Goal: Exactly as written, quote every line that follows, skipping the images.

[START Dataset extract]

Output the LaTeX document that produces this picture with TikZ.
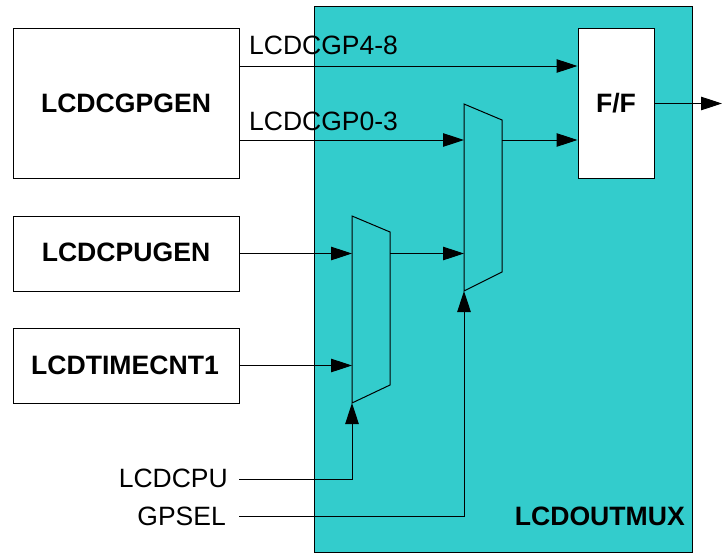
\documentclass[tikz,border=0pt]{standalone}
\usepackage{fontspec}
\setmainfont{Liberation Sans}
\usepackage{xcolor}
\usetikzlibrary{arrows.meta}
\definecolor{muxTeal}{HTML}{33CCCC}
\tikzset{
	blockbox/.style={draw, line width=1pt, fill=white, inner sep=0pt, font=\fontsize{26.6}{30}\selectfont\bfseries},
	sigwire/.style={line width=1pt, -{Triangle[length=21pt,width=13.5pt]}},
	muxshape/.style={draw, line width=1pt, line join=miter},
	siglabel/.style={inner sep=0pt, font=\fontsize{26.5}{30}\selectfont},
}
\begin{document}
\begin{tikzpicture}[x=1pt,y=-1pt]
		\useasboundingbox (0,0) rectangle (722,554);
		\node[draw, line width=1pt, fill=muxTeal, minimum width=378pt, minimum height=546pt, inner sep=0pt] (outmux) at (503,279) {};
		\node[inner sep=0pt, anchor=east, font=\fontsize{26.6}{30}\selectfont\bfseries] (outmuxlbl) at (685,516) {LCDOUTMUX};
		\node[blockbox, minimum width=226pt, minimum height=150pt] (gpgen) at (126,103) {LCDCGPGEN};
		\node[blockbox, minimum width=226pt, minimum height=75pt] (cpugen) at (126,253.5) {\raisebox{2.5pt}{LCDCPUGEN}};
		\node[blockbox, minimum width=226pt, minimum height=75pt] (timecnt) at (126,365.5) {\hspace*{-2pt}LCDTIMECNT1};
		\node[blockbox, minimum width=76pt, minimum height=150pt] (ff) at (616,103) {F/F};
		\node[siglabel, anchor=west] (gp48) at (249,45) {LCDCGP4-8};
		\node[siglabel, anchor=west] (gp03) at (249,121) {LCDCGP0-3};
		\node[siglabel, anchor=east] (cpu) at (228,478) {LCDCPU};
		\node[siglabel, anchor=east] (gpsel) at (226,516) {GPSEL};
		% the two muxes
		\draw[muxshape] (352,216) coordinate (muxa) -- (390,232) -- (390,385) -- (352,403) coordinate (muxas) -- cycle;
		\draw[muxshape] (464,104) coordinate (muxb) -- (502,120) -- (502,272) -- (464,291) coordinate (muxbs) -- cycle;
		\coordinate (cpustart) at (239,479);
		\coordinate (selstart) at (239,516);
		\coordinate (out) at (722,103.5);
		\draw[sigwire] (gpgen.east |- 0,66) -- (ff.west |- 0,66);
		\draw[sigwire] (gpgen.east |- 0,140) -- (464,140);
		\draw[sigwire] (502,140) -- (ff.west |- 0,140);
		\draw[sigwire] (ff.east |- out) -- (out);
		\draw[sigwire] (cpugen.east) -- (muxa |- cpugen.east);
		\draw[sigwire] (390,253.5) -- (muxb |- cpugen.east);
		\draw[sigwire] (timecnt.east) -- (muxa |- timecnt.east);
		\draw[sigwire] (cpustart) -| (muxas);
		\draw[sigwire] (selstart) -| (muxbs);
	\end{tikzpicture}
\end{document}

[END Dataset extract]

Written solution:
Output the LaTeX document that produces this picture with TikZ.
\documentclass[tikz,border=0pt]{standalone}
\usepackage{fontspec}
\setmainfont{Liberation Sans}
\usepackage{xcolor}
\usetikzlibrary{arrows.meta}
\definecolor{muxTeal}{HTML}{33CCCC}
\tikzset{
	blockbox/.style={draw, line width=1pt, fill=white, inner sep=0pt, font=\fontsize{26.6}{30}\selectfont\bfseries},
	sigwire/.style={line width=1pt, -{Triangle[length=21pt,width=13.5pt]}},
	muxshape/.style={draw, line width=1pt, line join=miter},
	siglabel/.style={inner sep=0pt, font=\fontsize{26.5}{30}\selectfont},
}
\begin{document}
\begin{tikzpicture}[x=1pt,y=-1pt]
		\useasboundingbox (0,0) rectangle (722,554);
		\node[draw, line width=1pt, fill=muxTeal, minimum width=378pt, minimum height=546pt, inner sep=0pt] (outmux) at (503,279) {};
		\node[inner sep=0pt, anchor=east, font=\fontsize{26.6}{30}\selectfont\bfseries] (outmuxlbl) at (685,516) {LCDOUTMUX};
		\node[blockbox, minimum width=226pt, minimum height=150pt] (gpgen) at (126,103) {LCDCGPGEN};
		\node[blockbox, minimum width=226pt, minimum height=75pt] (cpugen) at (126,253.5) {\raisebox{2.5pt}{LCDCPUGEN}};
		\node[blockbox, minimum width=226pt, minimum height=75pt] (timecnt) at (126,365.5) {\hspace*{-2pt}LCDTIMECNT1};
		\node[blockbox, minimum width=76pt, minimum height=150pt] (ff) at (616,103) {F/F};
		\node[siglabel, anchor=west] (gp48) at (249,45) {LCDCGP4-8};
		\node[siglabel, anchor=west] (gp03) at (249,121) {LCDCGP0-3};
		\node[siglabel, anchor=east] (cpu) at (228,478) {LCDCPU};
		\node[siglabel, anchor=east] (gpsel) at (226,516) {GPSEL};
		% the two muxes
		\draw[muxshape] (352,216) coordinate (muxa) -- (390,232) -- (390,385) -- (352,403) coordinate (muxas) -- cycle;
		\draw[muxshape] (464,104) coordinate (muxb) -- (502,120) -- (502,272) -- (464,291) coordinate (muxbs) -- cycle;
		\coordinate (cpustart) at (239,479);
		\coordinate (selstart) at (239,516);
		\coordinate (out) at (722,103.5);
		\draw[sigwire] (gpgen.east |- 0,66) -- (ff.west |- 0,66);
		\draw[sigwire] (gpgen.east |- 0,140) -- (464,140);
		\draw[sigwire] (502,140) -- (ff.west |- 0,140);
		\draw[sigwire] (ff.east |- out) -- (out);
		\draw[sigwire] (cpugen.east) -- (muxa |- cpugen.east);
		\draw[sigwire] (390,253.5) -- (muxb |- cpugen.east);
		\draw[sigwire] (timecnt.east) -- (muxa |- timecnt.east);
		\draw[sigwire] (cpustart) -| (muxas);
		\draw[sigwire] (selstart) -| (muxbs);
	\end{tikzpicture}
\end{document}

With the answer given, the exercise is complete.